Osteoporosis affects millions of Americans, especially women and the elderly, and many of them may not even know they have it. Symptoms usually don’t appear until osteoporosis progresses into the later stages and even then it may not be evident until a bone is broken or fractured. Fortunately, this condition can easily be prevented through some simple lifestyle changes, like the following 10.
Get Enough Calcium And Vitamin D
Calcium and vitamin D are essential for keeping bones strong and healthy. It’s important to maintain a steady intake of both nutrients as they can be depleted from the bones quite easily. Men and women ages 18 to 50 should take in 1,000 milligrams (mg) a day, while those who are 51 and older should take in 1,200 mg per day.
The best way to get these nutrients is from food. Dairy, such as yogurt and cheese, leafy greens and even some fish are great sources of calcium while certain meats and fishes are good sources of vitamin D. Another good source of vitamin D is the sun, which helps the body produce vitamin D naturally. If you can’t eat some of the foods that contain these nutrients, supplements are an option, but be careful of how much you take. Vitamin D can be toxic in high levels, so take no more than 2,000 mg a day, or 2,500 mg a day if you are 51 or older.
As mentioned earlier, it’s important to eat foods that are high in calcium and vitamin D. But there are other foods that can keep your bones healthy and protected from osteoporosis. Onions, for instance, can prevent the bones from breaking down, while soy can help maintain proper bone density. At the same time, it’s helpful to avoid foods that can increase the loss of calcium, such as foods that contain caffeine and high amounts of sodium and protein.
Keeping your bones strong is key to preventing osteoporosis and one of the best ways to do so is to exercise. Weight-bearing exercises, such as walking, jogging or running, combined with strength training, which strengthens the muscles in the arms and upper back, is the best workout for keeping your skeleton strong. For the best results, exercise for half an hour at least three times a week.
According to the National Institutes of Health (NIH), tobacco use has been shown to decrease bone density. Further studies suggest smoking can increase the risk of having a bone fracture. Those who smoke don’t heal as quickly as those who don’t smoke, so a fracture has a higher chance of healing slowly and improperly if you smoke. Smoking also decreases the flow of blood to the bones and makes it harder for them to absorb calcium.
Limit Alcohol Consumption
Alcohol consumption has been linked to a loss of bone density as it prevents the bones from absorbing calcium. Studies show that those who drink more than three ounces of alcohol daily are more likely to have bone loss than those who drink less.
Ward Off Depression
When you’re depressed, your body produces cortisol, a hormone that can deplete the bones of essential minerals. Studies have linked those who suffer from depression to lower bone densities in the hip and spine areas. If you’ve been feeling depressed lately, seek the help of friends and family or even a therapist to resolve the underlying problem.
Make Your Home Fall-Proof
Making simple changes to your home can reduce the risk of falling and suffering a bone injury. Put a rubber bath mat in the tub and outside of the tub so you don’t slip on a wet surface. Always hold onto the railing or hand bars when climbing stairs or when getting out of the shower. Remove any rugs and clutter that you might trip over.

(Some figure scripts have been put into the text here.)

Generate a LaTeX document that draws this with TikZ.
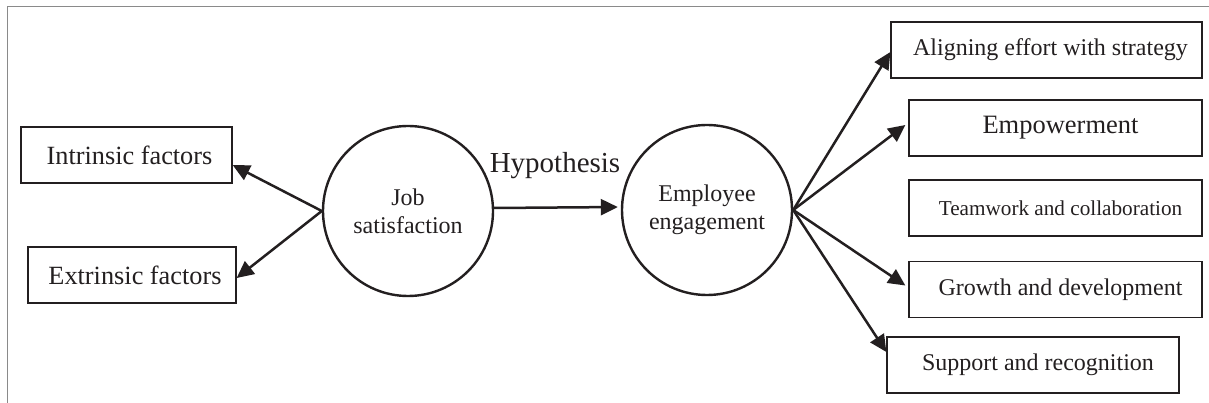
\documentclass[tikz,border=0pt]{standalone}
\usepackage{fontspec}
\setmainfont{Liberation Serif}
\usetikzlibrary{arrows.meta}
\definecolor{ink}{HTML}{231F20}
\definecolor{framegray}{HTML}{8A8A8A}
\tikzset{
  box/.style={draw=ink, line width=1.3pt, rectangle, inner sep=0pt, minimum height=56pt, text=ink, font=\fontsize{24}{28}\selectfont},
  circ/.style={draw=ink, line width=2.4pt, circle, inner sep=0pt, minimum size=170pt, align=center, text=ink, font=\fontsize{24}{28}\selectfont},
  arr/.style={draw=ink, line width=2.5pt, -{Triangle[length=17pt,width=16pt]}},
}
\begin{document}
\begin{tikzpicture}[x=1pt,y=-1pt]
\useasboundingbox (0,0) rectangle (1209,403);
\draw[framegray, line width=1pt] (7,403) -- (7,7) -- (1209,7);
% left boxes
\node[box, minimum width=211pt, font=\fontsize{26.3}{30}\selectfont] (intr) at (126.5,155) {\hspace*{6pt}Intrinsic factors};
\node[box, minimum width=208pt, font=\fontsize{26.3}{30}\selectfont] (extr) at (132,275) {\hspace*{6pt}Extrinsic factors};
% circles
\node[circ] (js) at (408,211) {Job\\satisfaction};
\node[circ] (ee) at (707,210) {Employee\\engagement};
\node[text=ink, font=\fontsize{29}{33}\selectfont, inner sep=0pt] (hyp) at (555,166) {Hypothesis};
% right boxes
\node[box, minimum width=311pt] (align) at (1046.5,50) {\hspace*{8pt}Aligning effort with strategy};
\node[box, minimum width=293pt, font=\fontsize{26.5}{30}\selectfont] (emp) at (1055.5,128) {\hspace*{10pt}Empowerment};
\node[box, minimum width=293pt, font=\fontsize{21.2}{25}\selectfont] (team) at (1055.5,208) {\hspace*{10pt}Teamwork and collaboration};
\node[box, minimum width=293pt] (grow) at (1055.5,289.5) {\hspace*{10pt}Growth and development};
\node[box, minimum width=292pt] (sup) at (1033,365) {\hspace*{10pt}Support and recognition};
% connectors
\draw[arr] (js.west) -- ([yshift=-10pt]intr.east);
\draw[arr] (js.west) -- ([yshift=-3pt]extr.east);
\draw[arr, shorten >=3pt] ([yshift=3pt]js.east) -- ([yshift=3pt]ee.west);
\draw[arr] (ee.east) -- ([yshift=-2pt]align.west);
\draw[arr] (ee.east) -- ([xshift=-3pt,yshift=3pt]emp.west);
\draw[arr] (ee.east) -- ([xshift=-3pt,yshift=4pt]grow.west);
\draw[arr] (ee.east) -- ([yshift=13pt]sup.west);
\end{tikzpicture}
\end{document}
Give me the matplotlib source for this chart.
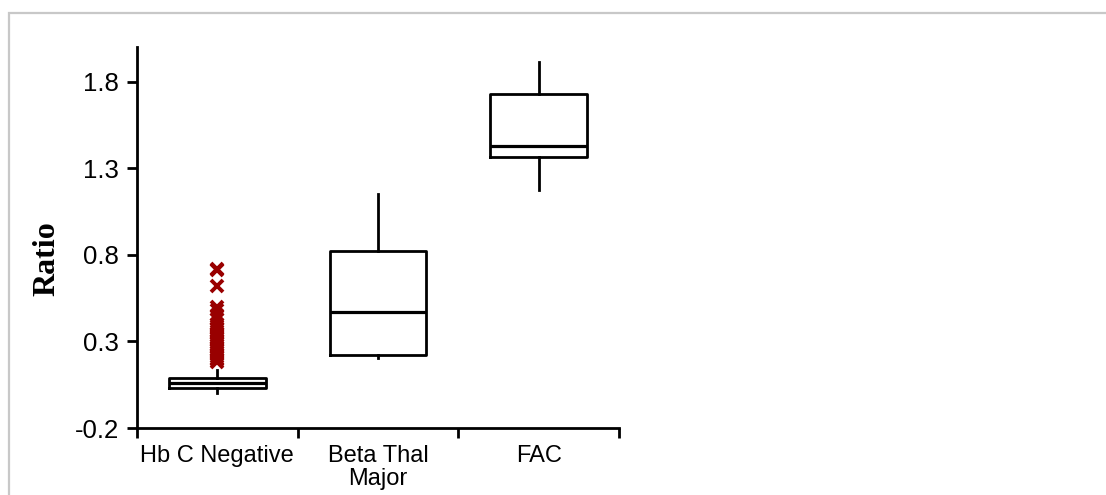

Understand The Risk Factors
Women and the elderly are the two groups that are most affected by osteoporosis, but other risk factors can play a part in determining whether or not you might develop it. Race, body type, environmental and lifestyle factors also play a part as does heredity. A family history of the condition as well as certain genes can be indicators of osteoporosis.
Consider Taking Medication
If you feel you have a high risk of developing osteoporosis, you may want to talk to your doctor about taking an osteoporosis medication. There are also osteoporosis injections that can prevent bone fractures in the hips and spine.
Test Your Bone Density
Bone density tests are the best way to know definitively if you will develop osteoporosis or not. It’s recommended that women ages 65 and older get tested, but if you feel you have a high risk of developing it at an earlier age, it’s important to get tested as soon as possible. The bone density test will use X-rays to measure the amount of calcium and other minerals that are found in bones. By finding out for sure whether or not you have osteoporosis, you’ll be able to take better preventative measures that will keep the condition from progressing.